With regard to the question of arrangements applying to the motor industry the Community have had, as the Taoiseach said, our proposals under examination and they have yet to give a reaction to them. I should like to make a point in relation to the car assembly industry and certain other matters. It is most important that the Community bear in mind fully the economic consequences that might arise here in an enlarged Community if arrangements which we at present operate, in the interests of creating and maintaining employment, are not recognised and provided for in the terms of our accession, at least until the economic sectors concerned have had an opportunity to adjust to the conditions of an enlarged Community. There is also the important question of export tax reliefs and the considerations I have just mentioned apply here as well. We shall pursue these questions most vigorously in our negotiations.
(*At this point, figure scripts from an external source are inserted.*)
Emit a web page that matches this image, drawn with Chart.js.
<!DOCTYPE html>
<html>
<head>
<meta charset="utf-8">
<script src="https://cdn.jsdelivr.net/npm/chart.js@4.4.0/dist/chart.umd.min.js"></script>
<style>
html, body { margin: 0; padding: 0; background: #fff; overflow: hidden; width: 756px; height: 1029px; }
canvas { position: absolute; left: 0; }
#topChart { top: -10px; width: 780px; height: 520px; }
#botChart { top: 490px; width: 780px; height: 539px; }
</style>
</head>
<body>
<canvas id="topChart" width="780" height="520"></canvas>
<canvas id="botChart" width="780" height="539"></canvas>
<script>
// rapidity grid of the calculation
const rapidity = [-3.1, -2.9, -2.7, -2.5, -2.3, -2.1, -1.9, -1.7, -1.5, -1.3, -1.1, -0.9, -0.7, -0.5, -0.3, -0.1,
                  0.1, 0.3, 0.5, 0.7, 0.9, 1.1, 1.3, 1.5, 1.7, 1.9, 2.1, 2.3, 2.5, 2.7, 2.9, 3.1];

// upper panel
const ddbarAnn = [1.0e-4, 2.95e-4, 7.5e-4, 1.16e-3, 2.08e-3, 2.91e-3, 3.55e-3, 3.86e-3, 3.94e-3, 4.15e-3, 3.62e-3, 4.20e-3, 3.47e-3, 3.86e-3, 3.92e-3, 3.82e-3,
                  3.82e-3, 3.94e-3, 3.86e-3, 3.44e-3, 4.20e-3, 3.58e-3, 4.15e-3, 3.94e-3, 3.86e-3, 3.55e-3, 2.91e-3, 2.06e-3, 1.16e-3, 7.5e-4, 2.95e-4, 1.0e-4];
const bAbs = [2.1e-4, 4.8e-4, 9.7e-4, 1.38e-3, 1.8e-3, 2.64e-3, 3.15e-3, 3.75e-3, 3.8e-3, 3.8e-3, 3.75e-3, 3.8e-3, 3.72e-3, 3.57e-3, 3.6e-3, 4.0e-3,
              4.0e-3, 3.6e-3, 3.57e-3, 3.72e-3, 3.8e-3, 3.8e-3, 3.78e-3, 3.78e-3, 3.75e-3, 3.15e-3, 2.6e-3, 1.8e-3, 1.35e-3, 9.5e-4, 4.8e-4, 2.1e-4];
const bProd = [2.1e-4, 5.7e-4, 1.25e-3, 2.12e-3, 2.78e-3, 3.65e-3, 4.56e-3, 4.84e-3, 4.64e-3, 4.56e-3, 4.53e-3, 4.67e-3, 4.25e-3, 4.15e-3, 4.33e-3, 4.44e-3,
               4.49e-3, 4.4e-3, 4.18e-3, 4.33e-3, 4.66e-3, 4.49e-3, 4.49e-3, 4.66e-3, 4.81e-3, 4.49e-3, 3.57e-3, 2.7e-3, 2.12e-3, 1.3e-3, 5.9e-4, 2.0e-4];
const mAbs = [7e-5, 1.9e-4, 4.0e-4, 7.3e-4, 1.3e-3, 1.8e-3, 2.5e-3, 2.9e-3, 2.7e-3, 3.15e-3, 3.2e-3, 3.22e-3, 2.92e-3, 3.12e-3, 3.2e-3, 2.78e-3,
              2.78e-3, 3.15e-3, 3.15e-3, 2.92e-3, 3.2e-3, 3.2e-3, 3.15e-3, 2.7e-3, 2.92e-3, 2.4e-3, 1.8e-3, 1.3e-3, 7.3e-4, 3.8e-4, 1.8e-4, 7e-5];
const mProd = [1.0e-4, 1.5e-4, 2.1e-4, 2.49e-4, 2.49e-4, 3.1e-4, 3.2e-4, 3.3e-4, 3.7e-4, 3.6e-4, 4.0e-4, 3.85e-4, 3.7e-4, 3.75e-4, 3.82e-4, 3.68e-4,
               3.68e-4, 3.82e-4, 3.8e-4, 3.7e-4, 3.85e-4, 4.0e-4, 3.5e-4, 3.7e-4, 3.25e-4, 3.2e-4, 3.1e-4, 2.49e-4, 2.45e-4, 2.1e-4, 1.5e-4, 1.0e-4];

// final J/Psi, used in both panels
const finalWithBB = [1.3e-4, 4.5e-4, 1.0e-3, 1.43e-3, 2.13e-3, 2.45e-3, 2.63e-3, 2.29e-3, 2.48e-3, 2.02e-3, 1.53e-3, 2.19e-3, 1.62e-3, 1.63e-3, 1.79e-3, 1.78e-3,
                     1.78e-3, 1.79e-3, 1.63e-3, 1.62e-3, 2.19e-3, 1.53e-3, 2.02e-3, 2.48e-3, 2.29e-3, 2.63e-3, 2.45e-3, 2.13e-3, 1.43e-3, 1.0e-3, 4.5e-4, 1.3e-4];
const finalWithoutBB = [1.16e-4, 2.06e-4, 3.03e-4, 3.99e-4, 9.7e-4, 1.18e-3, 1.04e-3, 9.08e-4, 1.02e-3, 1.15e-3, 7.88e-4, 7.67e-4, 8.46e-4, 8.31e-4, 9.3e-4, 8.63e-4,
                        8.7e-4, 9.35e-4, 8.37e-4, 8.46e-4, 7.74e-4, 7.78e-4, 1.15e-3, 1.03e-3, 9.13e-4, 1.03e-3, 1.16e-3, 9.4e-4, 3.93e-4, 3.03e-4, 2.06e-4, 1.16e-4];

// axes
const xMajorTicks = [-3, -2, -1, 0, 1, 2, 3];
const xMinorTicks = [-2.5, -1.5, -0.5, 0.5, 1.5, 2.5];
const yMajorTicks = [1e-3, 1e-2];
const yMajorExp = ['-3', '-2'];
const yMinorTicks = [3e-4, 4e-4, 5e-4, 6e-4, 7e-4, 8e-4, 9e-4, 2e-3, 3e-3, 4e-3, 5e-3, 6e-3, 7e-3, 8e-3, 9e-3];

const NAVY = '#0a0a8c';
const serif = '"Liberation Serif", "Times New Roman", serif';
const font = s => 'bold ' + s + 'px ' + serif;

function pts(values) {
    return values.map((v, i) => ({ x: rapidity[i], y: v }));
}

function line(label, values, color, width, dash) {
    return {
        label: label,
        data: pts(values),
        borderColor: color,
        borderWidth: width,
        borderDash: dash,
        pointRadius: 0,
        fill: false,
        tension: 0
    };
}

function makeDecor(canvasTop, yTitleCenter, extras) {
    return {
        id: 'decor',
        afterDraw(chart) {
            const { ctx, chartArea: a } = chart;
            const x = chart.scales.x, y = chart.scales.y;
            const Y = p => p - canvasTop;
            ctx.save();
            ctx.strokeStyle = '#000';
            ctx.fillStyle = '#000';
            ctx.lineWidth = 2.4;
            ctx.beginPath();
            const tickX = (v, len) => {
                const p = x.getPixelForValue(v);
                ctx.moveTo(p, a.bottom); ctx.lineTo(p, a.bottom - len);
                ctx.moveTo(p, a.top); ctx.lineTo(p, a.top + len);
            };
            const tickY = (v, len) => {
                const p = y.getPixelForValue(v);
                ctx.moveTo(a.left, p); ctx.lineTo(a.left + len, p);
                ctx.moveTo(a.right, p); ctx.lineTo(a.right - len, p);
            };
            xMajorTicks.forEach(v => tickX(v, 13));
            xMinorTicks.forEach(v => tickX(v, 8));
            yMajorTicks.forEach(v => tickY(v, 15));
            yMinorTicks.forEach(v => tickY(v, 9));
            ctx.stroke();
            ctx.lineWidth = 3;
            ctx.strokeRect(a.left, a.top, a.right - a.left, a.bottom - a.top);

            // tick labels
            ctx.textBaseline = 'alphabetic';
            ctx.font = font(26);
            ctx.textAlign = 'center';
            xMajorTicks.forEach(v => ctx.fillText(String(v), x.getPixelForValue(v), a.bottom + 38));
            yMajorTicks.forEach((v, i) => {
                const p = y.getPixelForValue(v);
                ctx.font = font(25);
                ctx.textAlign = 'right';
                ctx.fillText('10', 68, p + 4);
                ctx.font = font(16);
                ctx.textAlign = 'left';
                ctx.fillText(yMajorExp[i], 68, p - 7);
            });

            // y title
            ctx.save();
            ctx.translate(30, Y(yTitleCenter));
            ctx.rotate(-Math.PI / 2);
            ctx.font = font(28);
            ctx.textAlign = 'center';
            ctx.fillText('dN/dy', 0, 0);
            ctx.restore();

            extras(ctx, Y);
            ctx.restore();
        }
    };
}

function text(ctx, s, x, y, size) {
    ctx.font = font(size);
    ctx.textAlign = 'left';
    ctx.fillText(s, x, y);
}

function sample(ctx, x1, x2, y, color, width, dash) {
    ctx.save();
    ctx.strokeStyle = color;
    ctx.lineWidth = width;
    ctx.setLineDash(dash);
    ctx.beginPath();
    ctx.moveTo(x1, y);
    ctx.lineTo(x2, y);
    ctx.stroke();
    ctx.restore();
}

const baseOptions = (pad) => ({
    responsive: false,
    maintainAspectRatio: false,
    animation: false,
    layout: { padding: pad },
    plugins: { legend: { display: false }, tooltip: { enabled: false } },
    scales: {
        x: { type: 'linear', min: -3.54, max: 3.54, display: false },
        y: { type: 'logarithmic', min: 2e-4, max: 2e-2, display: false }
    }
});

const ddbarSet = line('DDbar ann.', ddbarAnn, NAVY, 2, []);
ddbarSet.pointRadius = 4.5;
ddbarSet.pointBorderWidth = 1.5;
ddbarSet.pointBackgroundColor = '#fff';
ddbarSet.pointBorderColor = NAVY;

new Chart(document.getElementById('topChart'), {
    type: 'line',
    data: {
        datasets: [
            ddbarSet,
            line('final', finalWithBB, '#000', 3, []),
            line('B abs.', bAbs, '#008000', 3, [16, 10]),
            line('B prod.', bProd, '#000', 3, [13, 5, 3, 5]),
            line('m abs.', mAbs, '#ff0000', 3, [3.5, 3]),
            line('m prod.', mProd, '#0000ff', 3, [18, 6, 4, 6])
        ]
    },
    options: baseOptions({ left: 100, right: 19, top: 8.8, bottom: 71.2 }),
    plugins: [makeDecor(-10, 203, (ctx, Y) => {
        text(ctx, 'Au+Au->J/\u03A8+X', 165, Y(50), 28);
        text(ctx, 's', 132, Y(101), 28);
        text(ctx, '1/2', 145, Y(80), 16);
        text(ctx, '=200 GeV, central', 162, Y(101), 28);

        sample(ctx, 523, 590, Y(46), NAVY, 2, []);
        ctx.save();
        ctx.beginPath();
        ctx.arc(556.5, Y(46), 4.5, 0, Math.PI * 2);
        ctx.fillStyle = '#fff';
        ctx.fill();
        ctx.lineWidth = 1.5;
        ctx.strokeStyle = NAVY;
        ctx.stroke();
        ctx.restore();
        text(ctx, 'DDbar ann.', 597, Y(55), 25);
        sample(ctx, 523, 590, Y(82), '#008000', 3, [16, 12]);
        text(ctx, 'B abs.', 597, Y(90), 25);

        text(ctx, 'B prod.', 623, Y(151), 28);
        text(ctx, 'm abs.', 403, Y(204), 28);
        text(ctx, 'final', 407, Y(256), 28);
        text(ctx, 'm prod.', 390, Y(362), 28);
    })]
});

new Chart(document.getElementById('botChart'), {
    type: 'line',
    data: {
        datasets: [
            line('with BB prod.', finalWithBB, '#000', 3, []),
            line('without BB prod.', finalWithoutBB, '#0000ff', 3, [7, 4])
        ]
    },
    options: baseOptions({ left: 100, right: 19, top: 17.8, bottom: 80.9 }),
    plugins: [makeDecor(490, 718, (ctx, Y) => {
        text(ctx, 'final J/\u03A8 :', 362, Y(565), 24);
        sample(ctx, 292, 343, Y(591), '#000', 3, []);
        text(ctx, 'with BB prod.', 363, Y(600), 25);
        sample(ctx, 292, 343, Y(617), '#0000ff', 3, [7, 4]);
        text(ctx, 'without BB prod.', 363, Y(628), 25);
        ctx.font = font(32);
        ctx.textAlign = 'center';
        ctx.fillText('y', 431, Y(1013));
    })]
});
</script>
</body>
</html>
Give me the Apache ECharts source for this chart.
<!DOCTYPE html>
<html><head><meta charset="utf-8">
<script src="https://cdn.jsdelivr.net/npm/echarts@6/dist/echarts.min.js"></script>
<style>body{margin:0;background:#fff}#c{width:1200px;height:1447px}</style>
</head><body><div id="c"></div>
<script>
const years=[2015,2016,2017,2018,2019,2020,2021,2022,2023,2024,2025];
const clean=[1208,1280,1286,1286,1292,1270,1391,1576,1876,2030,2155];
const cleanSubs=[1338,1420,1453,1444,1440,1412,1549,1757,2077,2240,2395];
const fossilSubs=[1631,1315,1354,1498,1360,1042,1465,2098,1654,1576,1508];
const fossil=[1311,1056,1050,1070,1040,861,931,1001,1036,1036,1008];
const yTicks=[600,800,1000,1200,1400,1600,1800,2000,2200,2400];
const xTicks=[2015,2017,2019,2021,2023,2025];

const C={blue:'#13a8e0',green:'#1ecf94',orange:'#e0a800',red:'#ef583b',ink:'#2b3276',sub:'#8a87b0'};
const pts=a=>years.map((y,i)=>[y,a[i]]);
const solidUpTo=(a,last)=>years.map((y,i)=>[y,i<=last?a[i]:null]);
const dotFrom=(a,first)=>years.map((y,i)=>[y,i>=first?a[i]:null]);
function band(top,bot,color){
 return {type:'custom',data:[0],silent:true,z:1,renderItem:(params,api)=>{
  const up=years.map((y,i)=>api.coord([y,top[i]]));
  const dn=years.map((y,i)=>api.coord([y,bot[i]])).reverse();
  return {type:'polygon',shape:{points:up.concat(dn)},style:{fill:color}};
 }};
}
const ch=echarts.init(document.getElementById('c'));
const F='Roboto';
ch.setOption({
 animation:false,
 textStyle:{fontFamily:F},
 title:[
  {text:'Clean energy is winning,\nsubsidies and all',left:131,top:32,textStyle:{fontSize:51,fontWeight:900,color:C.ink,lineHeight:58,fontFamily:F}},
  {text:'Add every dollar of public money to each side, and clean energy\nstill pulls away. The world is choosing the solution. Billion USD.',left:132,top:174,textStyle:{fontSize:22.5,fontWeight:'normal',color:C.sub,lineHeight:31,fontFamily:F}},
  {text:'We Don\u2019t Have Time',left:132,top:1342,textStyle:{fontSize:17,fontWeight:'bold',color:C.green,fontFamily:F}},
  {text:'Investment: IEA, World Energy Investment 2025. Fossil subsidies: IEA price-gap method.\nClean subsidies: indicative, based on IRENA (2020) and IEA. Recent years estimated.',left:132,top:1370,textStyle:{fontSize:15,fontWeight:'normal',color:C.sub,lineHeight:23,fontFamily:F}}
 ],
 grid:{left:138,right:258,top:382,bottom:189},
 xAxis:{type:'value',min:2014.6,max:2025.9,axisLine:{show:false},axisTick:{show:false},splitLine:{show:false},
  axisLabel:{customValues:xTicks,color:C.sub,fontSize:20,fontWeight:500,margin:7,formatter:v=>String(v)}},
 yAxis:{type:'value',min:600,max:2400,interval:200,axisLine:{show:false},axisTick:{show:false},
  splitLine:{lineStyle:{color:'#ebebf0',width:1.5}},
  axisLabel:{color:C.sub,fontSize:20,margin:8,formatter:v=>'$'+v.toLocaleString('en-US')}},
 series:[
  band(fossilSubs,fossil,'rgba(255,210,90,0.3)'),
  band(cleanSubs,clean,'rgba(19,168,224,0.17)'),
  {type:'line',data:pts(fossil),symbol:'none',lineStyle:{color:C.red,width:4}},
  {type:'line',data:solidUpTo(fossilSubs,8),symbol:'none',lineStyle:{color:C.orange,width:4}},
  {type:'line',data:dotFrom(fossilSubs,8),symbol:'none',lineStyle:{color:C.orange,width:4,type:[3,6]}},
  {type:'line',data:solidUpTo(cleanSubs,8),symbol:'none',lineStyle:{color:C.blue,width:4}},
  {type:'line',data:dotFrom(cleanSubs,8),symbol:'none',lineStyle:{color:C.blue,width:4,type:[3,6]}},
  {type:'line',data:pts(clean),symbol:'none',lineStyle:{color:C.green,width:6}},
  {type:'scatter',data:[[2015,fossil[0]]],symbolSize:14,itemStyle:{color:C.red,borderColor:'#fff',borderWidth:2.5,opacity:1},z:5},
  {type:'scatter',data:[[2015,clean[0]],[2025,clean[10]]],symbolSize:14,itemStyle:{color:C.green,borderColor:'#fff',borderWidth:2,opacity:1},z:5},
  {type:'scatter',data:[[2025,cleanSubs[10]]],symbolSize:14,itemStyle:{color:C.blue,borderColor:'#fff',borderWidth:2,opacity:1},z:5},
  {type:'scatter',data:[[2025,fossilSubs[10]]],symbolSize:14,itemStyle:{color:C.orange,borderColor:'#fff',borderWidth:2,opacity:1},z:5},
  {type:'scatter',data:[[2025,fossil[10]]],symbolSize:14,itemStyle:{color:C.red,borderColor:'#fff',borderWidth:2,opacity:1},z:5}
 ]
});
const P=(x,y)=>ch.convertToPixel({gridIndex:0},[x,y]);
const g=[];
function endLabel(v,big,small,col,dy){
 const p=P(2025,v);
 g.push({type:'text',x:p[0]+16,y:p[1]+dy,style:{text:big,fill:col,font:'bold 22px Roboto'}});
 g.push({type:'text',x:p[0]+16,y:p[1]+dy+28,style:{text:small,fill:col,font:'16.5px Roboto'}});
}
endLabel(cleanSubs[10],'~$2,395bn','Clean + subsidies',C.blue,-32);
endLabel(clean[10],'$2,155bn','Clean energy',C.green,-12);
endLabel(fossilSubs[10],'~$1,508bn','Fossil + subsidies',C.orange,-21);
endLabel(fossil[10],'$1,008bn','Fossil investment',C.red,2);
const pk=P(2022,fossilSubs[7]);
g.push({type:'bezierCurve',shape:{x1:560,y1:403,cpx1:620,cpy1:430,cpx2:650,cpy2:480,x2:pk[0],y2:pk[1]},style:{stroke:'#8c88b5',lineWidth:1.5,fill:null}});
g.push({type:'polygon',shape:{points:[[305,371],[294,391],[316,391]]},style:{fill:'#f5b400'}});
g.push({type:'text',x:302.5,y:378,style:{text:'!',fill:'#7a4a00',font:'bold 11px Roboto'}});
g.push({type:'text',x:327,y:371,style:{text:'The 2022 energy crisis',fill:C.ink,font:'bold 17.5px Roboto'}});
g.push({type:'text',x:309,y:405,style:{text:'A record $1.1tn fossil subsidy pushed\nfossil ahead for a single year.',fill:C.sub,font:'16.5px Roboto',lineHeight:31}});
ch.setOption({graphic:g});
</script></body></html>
Two of my main preoccupations in the coming months will be fisheries and regional development. I have kept the House fully informed on developments in the negotiations in regard to fisheries. I have made available to Deputies the strong views presented to the Community on the problems which would be created for the livelihood of our fishermen and our fish stocks. As I have said before, it is a matter of vital concern to us and I have left the Community in no doubt about this. The time has come when we must explicitly request the Community to consider possible arrangements which will ensure that our particular interests in the fishery sector are recognised and protected so as to avoid the serious damage to our fisheries which uninhibited common access would give rise to.

Those who talk about putting up another proposal like the Norwegians have done should remember that we would like to see a reaction from the Community. If they accept the Norwegian proposal it would apply to the whole Community. I should like to see evidence from the Community on this common access provision that it is not committed to adhering too rigidly to this feature of the regulation. We shall seek arrangements which will afford necessary protection to enable our fisheries to survive and develop. In our view this will necessitate Ireland being in a position to operate certain fishery limitations on an exclusive basis because it is difficult otherwise to see how the necessary protection could be afforded to our fishermen and adequate provision made for the conservation of our fish stocks. I propose making a statement to the Community on fisheries at our meeting on 7th June.

The Minister appreciates that his time is up.

I have a number of points I would have answered but, as regards regional policy, in the sense of negotiating there is not a Community regional policy into which we would phase as we would into other Community policies but we believe we should have both the right and the freedom to apply our own regional policy. We believe, too, that the Community policy should be developed and I accept what the House says about seeking a commitment that there will be a Community regional policy. I regret I have not been able to cover all the points raised.

A Leas-Cheann Comhairle, may I, through you ask one question?

Questions are what made me fail to cover all points.

We were not trying to take the Minister's time. The Minister has had only half an hour and, despite the compliments the Minister has paid to the Opposition on their efforts, the debate has not been satisfactory. The offer by the Taoiseach was that we should have a debate for one day per week——

Per month.

——one day per month rather. That means that we will have only one more debate of six and a half hours——

The Deputy appreciates he cannot raise this on the adjournment of the House.

The Dáil adjourned at 10.35 p.m. until 10.30 a.m. on Wednesday, 2nd June, 1971.